Hearing a succession of brilliant young string players from The Perlman Music Program’s Sarasota Winter Residency had us all making silent bets on the best of the best, until we remembered this wasn’t a musical marathon or string competition. Rather, the PMP concert of mini-recitals by mini-recitalists held at Harvest Methodist Church in Lakewood Ranch was an important opportunity for these super-talented students to gain experience and confidence.

Once we got out of the inevitable rut of competition fever and put the evening of music-making into perspective, we realized this was more for the students than for us. We were, literally, lending our ears so they could try out their party pieces and see how they could improve them for the next time.
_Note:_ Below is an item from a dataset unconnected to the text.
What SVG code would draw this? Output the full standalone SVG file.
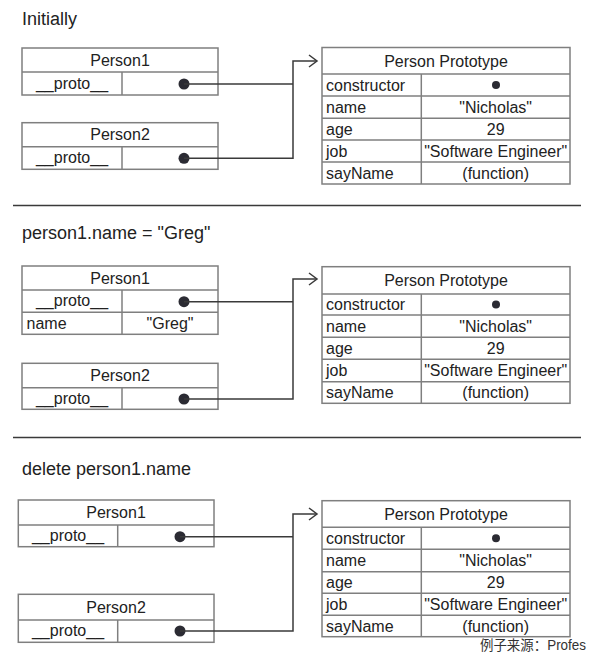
<svg xmlns="http://www.w3.org/2000/svg" width="590" height="657" viewBox="0 0 590 657">
<style>
  .bg { fill: #ffffff; }
  .box { fill: #ffffff; stroke: #7f7f7f; stroke-width: 1.5; }
  .grid { stroke: #7f7f7f; stroke-width: 1.5; fill: none; }
  .sep { stroke: #3a3a3a; stroke-width: 1.6; }
  .conn { stroke: #3a3a3a; stroke-width: 1.5; fill: none; }
  .dot { fill: #2b2b33; }
  text { font-family: "Liberation Sans", Arial, sans-serif; font-size: 16px; fill: #222222; }
  .c { text-anchor: middle; }
  .title { font-size: 18px; }
  .foot { font-family: "Liberation Sans", "Noto Sans CJK SC", sans-serif; font-size: 14px; fill: #333333; }
</style>
<defs>
  <marker id="arrow" markerUnits="userSpaceOnUse" markerWidth="12" markerHeight="14" refX="9" refY="7" orient="auto">
    <path d="M1,1 L9,7 L1,13" fill="none" stroke="#3a3a3a" stroke-width="1.5"/>
  </marker>
</defs>
<rect class="bg" x="0" y="0" width="590" height="657"/>

<!-- Section 1 -->
<text class="title" x="22" y="25">Initially</text>

<g id="s1-person1">
  <rect class="box" x="22" y="48" width="196" height="47"/>
  <line class="grid" x1="22" y1="72" x2="218" y2="72"/>
  <line class="grid" x1="122" y1="72" x2="122" y2="95"/>
  <text class="c" x="120" y="65.5">Person1</text>
  <text class="c" x="72" y="88.5">__proto__</text>
  <circle class="dot" cx="184" cy="84" r="5.5"/>
</g>
<g id="s1-person2">
  <rect class="box" x="22" y="122.7" width="196" height="46.6"/>
  <line class="grid" x1="22" y1="146.7" x2="218" y2="146.7"/>
  <line class="grid" x1="122" y1="146.7" x2="122" y2="169.3"/>
  <text class="c" x="120" y="140">Person2</text>
  <text class="c" x="72" y="163">__proto__</text>
  <circle class="dot" cx="184" cy="158.3" r="5.5"/>
</g>
<g id="s1-prototype">
  <rect class="box" x="322" y="47.5" width="248" height="136.5"/>
  <line class="grid" x1="322" y1="74" x2="570" y2="74"/>
  <line class="grid" x1="322" y1="96" x2="570" y2="96"/>
  <line class="grid" x1="322" y1="118.3" x2="570" y2="118.3"/>
  <line class="grid" x1="322" y1="140" x2="570" y2="140"/>
  <line class="grid" x1="322" y1="162" x2="570" y2="162"/>
  <line class="grid" x1="421.3" y1="74" x2="421.3" y2="184"/>
  <text class="c" x="446" y="66.5">Person Prototype</text>
  <text x="326" y="90.5">constructor</text>
  <text x="326" y="112.5">name</text>
  <text x="326" y="134.5">age</text>
  <text x="326" y="156.5">job</text>
  <text x="326" y="178.5">sayName</text>
  <circle class="dot" cx="496" cy="85" r="4"/>
  <text class="c" x="495.7" y="112.5">"Nicholas"</text>
  <text class="c" x="495.7" y="134.5">29</text>
  <text class="c" x="495.7" y="156.5">"Software Engineer"</text>
  <text class="c" x="495.7" y="178.5">(function)</text>
</g>

<line class="sep" x1="13" y1="205.5" x2="581" y2="205.5"/>

<!-- Section 2 -->
<text class="title" x="22" y="239">person1.name = "Greg"</text>

<g id="s2-person1">
  <rect class="box" x="22" y="266" width="196" height="68.3"/>
  <line class="grid" x1="22" y1="290" x2="218" y2="290"/>
  <line class="grid" x1="22" y1="312.3" x2="218" y2="312.3"/>
  <line class="grid" x1="122" y1="290" x2="122" y2="334.3"/>
  <text class="c" x="120" y="283.5">Person1</text>
  <text class="c" x="72" y="306">__proto__</text>
  <text x="26.5" y="328.5">name</text>
  <text class="c" x="170" y="328.5">"Greg"</text>
  <circle class="dot" cx="184" cy="301.7" r="5.5"/>
</g>
<g id="s2-person2">
  <rect class="box" x="22" y="363.3" width="196" height="46"/>
  <line class="grid" x1="22" y1="387.7" x2="218" y2="387.7"/>
  <line class="grid" x1="122" y1="387.7" x2="122" y2="409.3"/>
  <text class="c" x="120" y="381">Person2</text>
  <text class="c" x="72" y="403.5">__proto__</text>
  <circle class="dot" cx="184" cy="399" r="5.5"/>
</g>
<g id="s2-prototype">
  <rect class="box" x="322" y="266.7" width="248" height="136.6"/>
  <line class="grid" x1="322" y1="294" x2="570" y2="294"/>
  <line class="grid" x1="322" y1="315" x2="570" y2="315"/>
  <line class="grid" x1="322" y1="337.3" x2="570" y2="337.3"/>
  <line class="grid" x1="322" y1="359.3" x2="570" y2="359.3"/>
  <line class="grid" x1="322" y1="381.7" x2="570" y2="381.7"/>
  <line class="grid" x1="421.3" y1="294" x2="421.3" y2="403.3"/>
  <text class="c" x="446" y="286">Person Prototype</text>
  <text x="326" y="310">constructor</text>
  <text x="326" y="331.7">name</text>
  <text x="326" y="353.8">age</text>
  <text x="326" y="376">job</text>
  <text x="326" y="398">sayName</text>
  <circle class="dot" cx="496" cy="304.5" r="4"/>
  <text class="c" x="495.7" y="331.7">"Nicholas"</text>
  <text class="c" x="495.7" y="353.8">29</text>
  <text class="c" x="495.7" y="376">"Software Engineer"</text>
  <text class="c" x="495.7" y="398">(function)</text>
</g>

<line class="sep" x1="13" y1="437.5" x2="581" y2="437.5"/>

<!-- Section 3 -->
<text class="title" x="22" y="475">delete person1.name</text>

<g id="s3-person1">
  <rect class="box" x="18.3" y="500" width="195.7" height="46.7"/>
  <line class="grid" x1="18.3" y1="525" x2="214" y2="525"/>
  <line class="grid" x1="117.7" y1="525" x2="117.7" y2="546.7"/>
  <text class="c" x="116" y="518">Person1</text>
  <text class="c" x="68" y="540.8">__proto__</text>
  <circle class="dot" cx="180" cy="536.7" r="5.5"/>
</g>
<g id="s3-person2">
  <rect class="box" x="18.3" y="594.3" width="195.7" height="48"/>
  <line class="grid" x1="18.3" y1="620" x2="214" y2="620"/>
  <line class="grid" x1="117.7" y1="620" x2="117.7" y2="642.3"/>
  <text class="c" x="116" y="612.5">Person2</text>
  <text class="c" x="68" y="636">__proto__</text>
  <circle class="dot" cx="180" cy="631" r="5.5"/>
</g>
<g id="s3-prototype">
  <rect class="box" x="322" y="500.7" width="248" height="136"/>
  <line class="grid" x1="322" y1="527.3" x2="570" y2="527.3"/>
  <line class="grid" x1="322" y1="549.3" x2="570" y2="549.3"/>
  <line class="grid" x1="322" y1="571.7" x2="570" y2="571.7"/>
  <line class="grid" x1="322" y1="593.3" x2="570" y2="593.3"/>
  <line class="grid" x1="322" y1="615.3" x2="570" y2="615.3"/>
  <line class="grid" x1="421.3" y1="527.3" x2="421.3" y2="636.7"/>
  <text class="c" x="446" y="519.5">Person Prototype</text>
  <text x="326" y="543.8">constructor</text>
  <text x="326" y="566">name</text>
  <text x="326" y="588">age</text>
  <text x="326" y="609.8">job</text>
  <text x="326" y="631.5">sayName</text>
  <circle class="dot" cx="496" cy="538.3" r="4"/>
  <text class="c" x="495.7" y="566">"Nicholas"</text>
  <text class="c" x="495.7" y="588">29</text>
  <text class="c" x="495.7" y="609.8">"Software Engineer"</text>
  <text class="c" x="495.7" y="631.5">(function)</text>
</g>

<g id="connectors">
  <path class="conn" d="M184,84 H293"/>
  <path class="conn" d="M184,158.3 H293 V61 H317" marker-end="url(#arrow)"/>
  <path class="conn" d="M184,301.7 H293"/>
  <path class="conn" d="M184,399 H293 V279 H317" marker-end="url(#arrow)"/>
  <path class="conn" d="M180,536.7 H293"/>
  <path class="conn" d="M180,631 H293 V514 H317" marker-end="url(#arrow)"/>
</g>

<text class="foot" x="480" y="650" textLength="106" lengthAdjust="spacingAndGlyphs">例子来源：Profes</text>
</svg>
That’s one of the reasons The Perlman Music Program is such a great gift. It gives incredibly talented kids the opportunity to study with some of today’s greatest living musicians and then to perform, giving them much needed experience and us a glimpse into what may make or break a future.

The half-dozen or so string players we heard in recital with their piano “collaborators” from the PMP staff were as different from each other as the proverbial apples and oranges we’re reminded not to compare. Some gave vibrant accounts of well-known crowd-pleasers such as the Mendelssohn violin concerto and Ravel’s “Tzigane,” while others chose more introspective works such as the gorgeous viola sonata by Rebecca Clarke and Samuel Barber’s romantic violin concerto. What they played was as illuminating as the way they played it. And it showed something about the listeners, too.

It’s a great temptation to cheer the big, the flashy and the dazzling and give less of an ovation to the thoughtful, the contemplative and the sensitive. We hope the performers don’t make the mistake the audience makes and, tempting though it may be, make comparisons that are meaningless.

The Perlmans have the right idea: Treat each child with an experience that is adapted his or her needs. That’s the way to inspire growth, confidence and progress. These recitals (and students) are more than works in progress — works in process. Where will it lead? Come back and see next year.